Your copy should be exact, beginning at the line containing "Generate a LaTeX" and ending at the line containing "minimum width=196pt, minimum", with both lines kept and every picture dropped.

## Listing
========================================================================

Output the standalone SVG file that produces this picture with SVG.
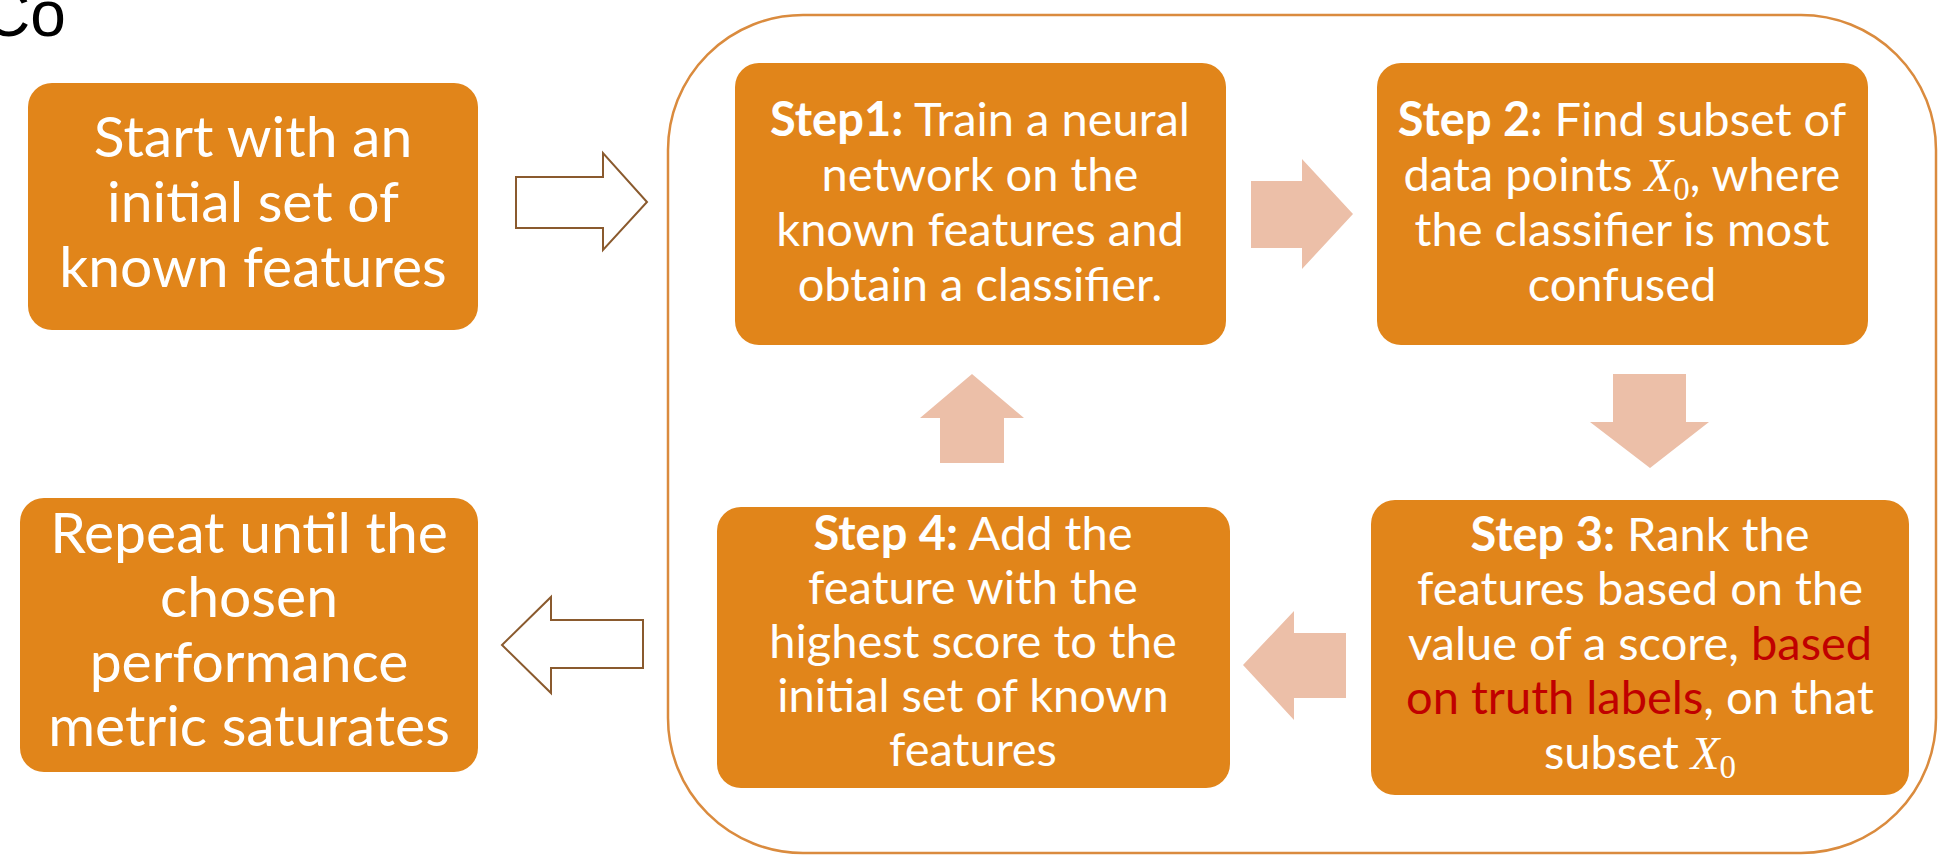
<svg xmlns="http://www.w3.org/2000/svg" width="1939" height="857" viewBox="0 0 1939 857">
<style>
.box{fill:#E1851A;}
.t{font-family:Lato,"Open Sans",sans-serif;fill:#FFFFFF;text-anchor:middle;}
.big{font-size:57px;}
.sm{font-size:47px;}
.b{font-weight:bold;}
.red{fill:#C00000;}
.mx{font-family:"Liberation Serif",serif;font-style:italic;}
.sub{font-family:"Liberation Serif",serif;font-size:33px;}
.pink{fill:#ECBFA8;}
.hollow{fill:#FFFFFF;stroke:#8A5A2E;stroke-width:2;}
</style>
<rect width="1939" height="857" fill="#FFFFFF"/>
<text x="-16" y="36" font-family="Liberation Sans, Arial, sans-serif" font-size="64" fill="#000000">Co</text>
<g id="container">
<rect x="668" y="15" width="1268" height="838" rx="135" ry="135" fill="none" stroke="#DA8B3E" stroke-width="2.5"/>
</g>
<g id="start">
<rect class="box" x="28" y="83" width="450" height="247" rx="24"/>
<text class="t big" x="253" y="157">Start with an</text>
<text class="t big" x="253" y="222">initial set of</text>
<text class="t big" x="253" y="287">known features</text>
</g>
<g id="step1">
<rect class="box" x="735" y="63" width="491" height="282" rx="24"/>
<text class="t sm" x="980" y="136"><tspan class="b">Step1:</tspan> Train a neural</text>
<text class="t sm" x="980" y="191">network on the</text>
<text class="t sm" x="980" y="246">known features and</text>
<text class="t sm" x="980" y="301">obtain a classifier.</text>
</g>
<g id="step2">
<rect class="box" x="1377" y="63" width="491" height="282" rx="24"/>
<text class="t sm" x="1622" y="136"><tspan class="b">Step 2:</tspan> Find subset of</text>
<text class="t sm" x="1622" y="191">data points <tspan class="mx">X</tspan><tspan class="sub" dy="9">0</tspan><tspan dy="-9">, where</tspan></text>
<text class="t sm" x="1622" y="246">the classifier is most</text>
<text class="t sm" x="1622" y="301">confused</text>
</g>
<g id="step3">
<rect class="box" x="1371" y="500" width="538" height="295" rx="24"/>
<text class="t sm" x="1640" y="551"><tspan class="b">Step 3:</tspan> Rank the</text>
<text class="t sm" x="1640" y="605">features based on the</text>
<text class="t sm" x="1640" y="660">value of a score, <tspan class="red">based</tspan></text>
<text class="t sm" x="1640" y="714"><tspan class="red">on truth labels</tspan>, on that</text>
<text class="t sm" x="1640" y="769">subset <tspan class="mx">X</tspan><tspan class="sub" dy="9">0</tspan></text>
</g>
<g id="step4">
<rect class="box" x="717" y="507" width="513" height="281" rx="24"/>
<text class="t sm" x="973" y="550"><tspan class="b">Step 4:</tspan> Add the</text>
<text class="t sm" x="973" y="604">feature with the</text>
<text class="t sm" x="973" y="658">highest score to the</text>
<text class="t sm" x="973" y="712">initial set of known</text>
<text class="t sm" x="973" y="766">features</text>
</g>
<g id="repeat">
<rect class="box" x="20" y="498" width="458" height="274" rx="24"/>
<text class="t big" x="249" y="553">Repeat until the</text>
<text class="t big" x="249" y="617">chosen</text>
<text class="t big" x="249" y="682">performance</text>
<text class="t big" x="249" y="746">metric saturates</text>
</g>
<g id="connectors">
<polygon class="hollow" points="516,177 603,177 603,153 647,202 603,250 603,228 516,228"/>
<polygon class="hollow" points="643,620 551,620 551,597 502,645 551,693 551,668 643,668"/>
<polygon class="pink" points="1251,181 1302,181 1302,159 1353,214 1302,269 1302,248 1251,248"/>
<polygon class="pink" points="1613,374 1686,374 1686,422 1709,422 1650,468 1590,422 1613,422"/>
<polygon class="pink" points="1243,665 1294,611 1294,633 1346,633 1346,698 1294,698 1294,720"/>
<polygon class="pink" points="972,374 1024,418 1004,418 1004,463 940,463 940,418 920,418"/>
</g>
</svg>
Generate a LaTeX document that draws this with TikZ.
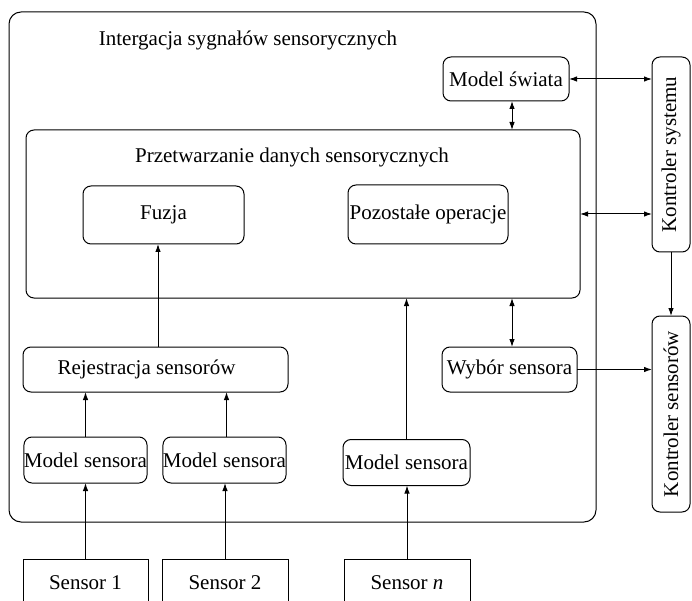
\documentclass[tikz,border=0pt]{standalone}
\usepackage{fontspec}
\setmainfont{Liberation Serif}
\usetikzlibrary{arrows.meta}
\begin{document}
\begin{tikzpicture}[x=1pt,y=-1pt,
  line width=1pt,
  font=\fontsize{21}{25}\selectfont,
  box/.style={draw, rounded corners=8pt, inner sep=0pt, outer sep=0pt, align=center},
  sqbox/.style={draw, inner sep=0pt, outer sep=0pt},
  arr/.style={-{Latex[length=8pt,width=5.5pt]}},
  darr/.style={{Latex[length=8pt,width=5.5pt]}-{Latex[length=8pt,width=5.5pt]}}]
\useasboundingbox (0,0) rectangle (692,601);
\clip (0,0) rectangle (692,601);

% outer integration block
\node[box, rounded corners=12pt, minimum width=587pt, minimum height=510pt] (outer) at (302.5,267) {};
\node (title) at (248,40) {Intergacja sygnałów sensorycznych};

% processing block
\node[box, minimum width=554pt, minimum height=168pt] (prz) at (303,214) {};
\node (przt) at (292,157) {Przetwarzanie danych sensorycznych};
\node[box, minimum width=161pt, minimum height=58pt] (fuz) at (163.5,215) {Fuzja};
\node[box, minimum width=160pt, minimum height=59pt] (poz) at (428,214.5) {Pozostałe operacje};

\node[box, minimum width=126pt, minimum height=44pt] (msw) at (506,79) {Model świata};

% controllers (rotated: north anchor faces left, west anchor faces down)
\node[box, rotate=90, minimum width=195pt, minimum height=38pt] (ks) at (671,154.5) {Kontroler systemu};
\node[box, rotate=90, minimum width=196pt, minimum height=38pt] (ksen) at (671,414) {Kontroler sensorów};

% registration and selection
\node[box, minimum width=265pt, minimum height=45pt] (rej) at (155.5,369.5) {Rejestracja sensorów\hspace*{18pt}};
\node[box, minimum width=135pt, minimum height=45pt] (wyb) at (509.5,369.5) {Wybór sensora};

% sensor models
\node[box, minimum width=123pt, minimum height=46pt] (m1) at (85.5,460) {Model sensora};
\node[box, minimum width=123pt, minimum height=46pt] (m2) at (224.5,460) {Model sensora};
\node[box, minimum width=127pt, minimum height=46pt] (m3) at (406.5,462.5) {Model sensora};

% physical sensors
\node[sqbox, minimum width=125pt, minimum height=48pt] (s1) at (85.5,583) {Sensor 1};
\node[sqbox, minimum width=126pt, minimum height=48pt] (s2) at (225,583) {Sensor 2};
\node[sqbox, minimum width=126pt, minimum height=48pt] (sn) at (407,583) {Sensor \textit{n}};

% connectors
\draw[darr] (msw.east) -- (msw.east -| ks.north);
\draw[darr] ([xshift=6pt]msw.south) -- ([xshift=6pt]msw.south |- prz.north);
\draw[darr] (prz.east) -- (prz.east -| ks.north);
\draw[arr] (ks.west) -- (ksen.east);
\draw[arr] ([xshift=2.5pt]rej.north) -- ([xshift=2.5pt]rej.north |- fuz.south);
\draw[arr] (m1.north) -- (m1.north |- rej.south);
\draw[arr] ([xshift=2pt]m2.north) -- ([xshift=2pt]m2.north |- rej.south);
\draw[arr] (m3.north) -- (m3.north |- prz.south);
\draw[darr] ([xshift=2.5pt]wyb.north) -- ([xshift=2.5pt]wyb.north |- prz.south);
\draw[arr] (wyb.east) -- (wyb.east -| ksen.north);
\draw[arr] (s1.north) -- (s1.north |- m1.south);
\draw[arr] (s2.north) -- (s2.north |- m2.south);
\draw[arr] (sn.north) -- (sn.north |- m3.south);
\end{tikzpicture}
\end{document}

========================================================================

## Complete answer
Generate a LaTeX document that draws this with TikZ.
\documentclass[tikz,border=0pt]{standalone}
\usepackage{fontspec}
\setmainfont{Liberation Serif}
\usetikzlibrary{arrows.meta}
\begin{document}
\begin{tikzpicture}[x=1pt,y=-1pt,
  line width=1pt,
  font=\fontsize{21}{25}\selectfont,
  box/.style={draw, rounded corners=8pt, inner sep=0pt, outer sep=0pt, align=center},
  sqbox/.style={draw, inner sep=0pt, outer sep=0pt},
  arr/.style={-{Latex[length=8pt,width=5.5pt]}},
  darr/.style={{Latex[length=8pt,width=5.5pt]}-{Latex[length=8pt,width=5.5pt]}}]
\useasboundingbox (0,0) rectangle (692,601);
\clip (0,0) rectangle (692,601);

% outer integration block
\node[box, rounded corners=12pt, minimum width=587pt, minimum height=510pt] (outer) at (302.5,267) {};
\node (title) at (248,40) {Intergacja sygnałów sensorycznych};

% processing block
\node[box, minimum width=554pt, minimum height=168pt] (prz) at (303,214) {};
\node (przt) at (292,157) {Przetwarzanie danych sensorycznych};
\node[box, minimum width=161pt, minimum height=58pt] (fuz) at (163.5,215) {Fuzja};
\node[box, minimum width=160pt, minimum height=59pt] (poz) at (428,214.5) {Pozostałe operacje};

\node[box, minimum width=126pt, minimum height=44pt] (msw) at (506,79) {Model świata};

% controllers (rotated: north anchor faces left, west anchor faces down)
\node[box, rotate=90, minimum width=195pt, minimum height=38pt] (ks) at (671,154.5) {Kontroler systemu};
\node[box, rotate=90, minimum width=196pt, minimum height=38pt] (ksen) at (671,414) {Kontroler sensorów};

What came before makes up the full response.